Type out the data exactly as given. Skip any image.
----- GIVEN ENTRIES
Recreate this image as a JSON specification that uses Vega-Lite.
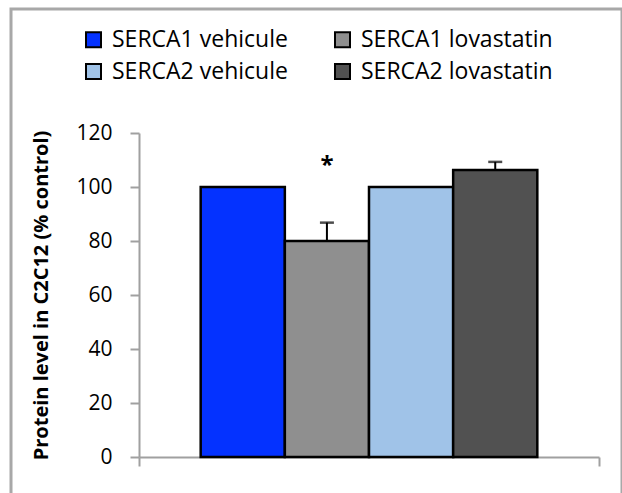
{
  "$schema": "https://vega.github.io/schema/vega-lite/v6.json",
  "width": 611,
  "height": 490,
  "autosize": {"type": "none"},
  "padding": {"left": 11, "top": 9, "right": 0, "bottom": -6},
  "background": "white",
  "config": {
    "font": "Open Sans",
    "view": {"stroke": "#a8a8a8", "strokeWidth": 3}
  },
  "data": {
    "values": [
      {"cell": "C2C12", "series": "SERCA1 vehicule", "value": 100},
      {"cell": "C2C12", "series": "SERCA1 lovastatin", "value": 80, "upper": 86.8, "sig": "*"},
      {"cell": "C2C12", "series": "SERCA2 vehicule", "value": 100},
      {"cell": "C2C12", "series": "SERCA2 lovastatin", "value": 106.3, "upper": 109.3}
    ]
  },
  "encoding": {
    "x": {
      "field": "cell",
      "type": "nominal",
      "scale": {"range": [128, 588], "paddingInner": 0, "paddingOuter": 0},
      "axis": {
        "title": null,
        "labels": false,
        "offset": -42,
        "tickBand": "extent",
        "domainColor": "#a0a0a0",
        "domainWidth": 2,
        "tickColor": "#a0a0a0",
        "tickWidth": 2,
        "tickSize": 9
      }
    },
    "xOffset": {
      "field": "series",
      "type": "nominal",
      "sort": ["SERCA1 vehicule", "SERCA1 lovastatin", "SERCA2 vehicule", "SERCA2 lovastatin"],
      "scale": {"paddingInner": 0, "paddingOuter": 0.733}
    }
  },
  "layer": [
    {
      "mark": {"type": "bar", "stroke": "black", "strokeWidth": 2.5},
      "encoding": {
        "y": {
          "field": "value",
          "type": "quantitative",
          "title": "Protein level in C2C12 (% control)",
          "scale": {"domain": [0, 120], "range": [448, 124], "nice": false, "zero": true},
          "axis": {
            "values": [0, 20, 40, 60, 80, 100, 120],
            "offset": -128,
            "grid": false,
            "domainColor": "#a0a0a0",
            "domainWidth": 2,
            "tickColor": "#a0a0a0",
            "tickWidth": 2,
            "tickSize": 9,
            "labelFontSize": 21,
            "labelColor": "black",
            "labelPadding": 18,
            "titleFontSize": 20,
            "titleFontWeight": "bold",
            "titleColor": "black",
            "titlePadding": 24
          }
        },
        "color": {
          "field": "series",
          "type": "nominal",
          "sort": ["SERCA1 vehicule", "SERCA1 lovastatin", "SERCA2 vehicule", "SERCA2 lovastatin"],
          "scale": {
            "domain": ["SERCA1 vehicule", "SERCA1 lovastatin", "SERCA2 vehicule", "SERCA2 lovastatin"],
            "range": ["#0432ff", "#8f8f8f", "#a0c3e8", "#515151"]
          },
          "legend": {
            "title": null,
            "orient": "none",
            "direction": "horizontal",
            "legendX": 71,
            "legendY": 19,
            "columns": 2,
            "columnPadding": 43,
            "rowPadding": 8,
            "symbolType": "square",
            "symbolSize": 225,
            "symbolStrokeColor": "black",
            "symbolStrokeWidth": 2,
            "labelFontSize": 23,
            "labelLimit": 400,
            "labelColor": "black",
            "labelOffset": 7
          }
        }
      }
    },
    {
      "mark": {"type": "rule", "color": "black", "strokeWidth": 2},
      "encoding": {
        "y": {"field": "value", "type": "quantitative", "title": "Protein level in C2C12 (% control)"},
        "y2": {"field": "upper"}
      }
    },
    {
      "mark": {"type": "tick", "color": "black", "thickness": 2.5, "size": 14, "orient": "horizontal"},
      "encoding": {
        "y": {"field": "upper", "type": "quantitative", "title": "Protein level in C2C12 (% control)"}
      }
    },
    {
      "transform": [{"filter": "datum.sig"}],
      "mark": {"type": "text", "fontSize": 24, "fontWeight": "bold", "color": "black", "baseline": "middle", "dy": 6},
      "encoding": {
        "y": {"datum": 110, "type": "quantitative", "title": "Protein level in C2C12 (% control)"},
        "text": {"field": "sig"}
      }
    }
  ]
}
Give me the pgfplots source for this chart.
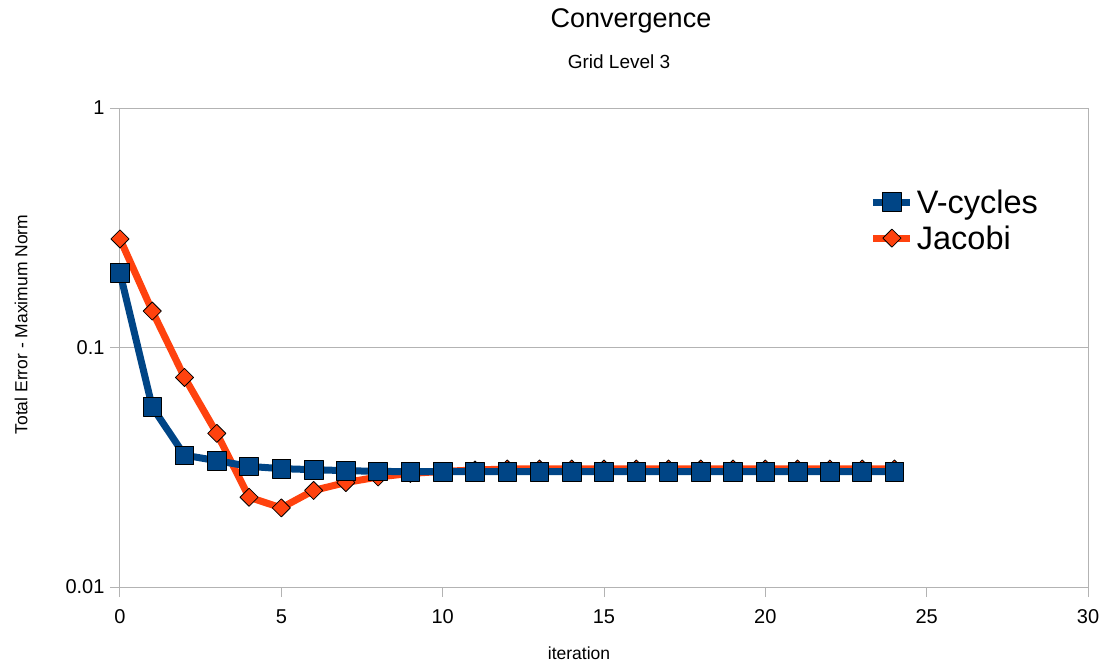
----------
- EXPECTED ANSWER -
Recreate this image as a JSON specification that uses Vega-Lite.
{
  "$schema": "https://vega.github.io/schema/vega-lite/v6.json",
  "width": 611,
  "height": 490,
  "autosize": {"type": "none"},
  "padding": {"left": 11, "top": 9, "right": 0, "bottom": -6},
  "background": "white",
  "config": {
    "font": "Open Sans",
    "view": {"stroke": "#a8a8a8", "strokeWidth": 3}
  },
  "data": {
    "values": [
      {"cell": "C2C12", "series": "SERCA1 vehicule", "value": 100},
      {"cell": "C2C12", "series": "SERCA1 lovastatin", "value": 80, "upper": 86.8, "sig": "*"},
      {"cell": "C2C12", "series": "SERCA2 vehicule", "value": 100},
      {"cell": "C2C12", "series": "SERCA2 lovastatin", "value": 106.3, "upper": 109.3}
    ]
  },
  "encoding": {
    "x": {
      "field": "cell",
      "type": "nominal",
      "scale": {"range": [128, 588], "paddingInner": 0, "paddingOuter": 0},
      "axis": {
        "title": null,
        "labels": false,
        "offset": -42,
        "tickBand": "extent",
        "domainColor": "#a0a0a0",
        "domainWidth": 2,
        "tickColor": "#a0a0a0",
        "tickWidth": 2,
        "tickSize": 9
      }
    },
    "xOffset": {
      "field": "series",
      "type": "nominal",
      "sort": ["SERCA1 vehicule", "SERCA1 lovastatin", "SERCA2 vehicule", "SERCA2 lovastatin"],
      "scale": {"paddingInner": 0, "paddingOuter": 0.733}
    }
  },
  "layer": [
    {
      "mark": {"type": "bar", "stroke": "black", "strokeWidth": 2.5},
      "encoding": {
        "y": {
          "field": "value",
          "type": "quantitative",
          "title": "Protein level in C2C12 (% control)",
          "scale": {"domain": [0, 120], "range": [448, 124], "nice": false, "zero": true},
          "axis": {
            "values": [0, 20, 40, 60, 80, 100, 120],
            "offset": -128,
            "grid": false,
            "domainColor": "#a0a0a0",
            "domainWidth": 2,
            "tickColor": "#a0a0a0",
            "tickWidth": 2,
            "tickSize": 9,
            "labelFontSize": 21,
            "labelColor": "black",
            "labelPadding": 18,
            "titleFontSize": 20,
            "titleFontWeight": "bold",
            "titleColor": "black",
            "titlePadding": 24
          }
        },
        "color": {
          "field": "series",
          "type": "nominal",
          "sort": ["SERCA1 vehicule", "SERCA1 lovastatin", "SERCA2 vehicule", "SERCA2 lovastatin"],
          "scale": {
            "domain": ["SERCA1 vehicule", "SERCA1 lovastatin", "SERCA2 vehicule", "SERCA2 lovastatin"],
            "range": ["#0432ff", "#8f8f8f", "#a0c3e8", "#515151"]
          },
          "legend": {
            "title": null,
            "orient": "none",
            "direction": "horizontal",
            "legendX": 71,
            "legendY": 19,
            "columns": 2,
            "columnPadding": 43,
            "rowPadding": 8,
            "symbolType": "square",
            "symbolSize": 225,
            "symbolStrokeColor": "black",
            "symbolStrokeWidth": 2,
            "labelFontSize": 23,
            "labelLimit": 400,
            "labelColor": "black",
            "labelOffset": 7
          }
        }
      }
    },
    {
      "mark": {"type": "rule", "color": "black", "strokeWidth": 2},
      "encoding": {
        "y": {"field": "value", "type": "quantitative", "title": "Protein level in C2C12 (% control)"},
        "y2": {"field": "upper"}
      }
    },
    {
      "mark": {"type": "tick", "color": "black", "thickness": 2.5, "size": 14, "orient": "horizontal"},
      "encoding": {
        "y": {"field": "upper", "type": "quantitative", "title": "Protein level in C2C12 (% control)"}
      }
    },
    {
      "transform": [{"filter": "datum.sig"}],
      "mark": {"type": "text", "fontSize": 24, "fontWeight": "bold", "color": "black", "baseline": "middle", "dy": 6},
      "encoding": {
        "y": {"datum": 110, "type": "quantitative", "title": "Protein level in C2C12 (% control)"},
        "text": {"field": "sig"}
      }
    }
  ]
}
Give me the pgfplots source for this chart.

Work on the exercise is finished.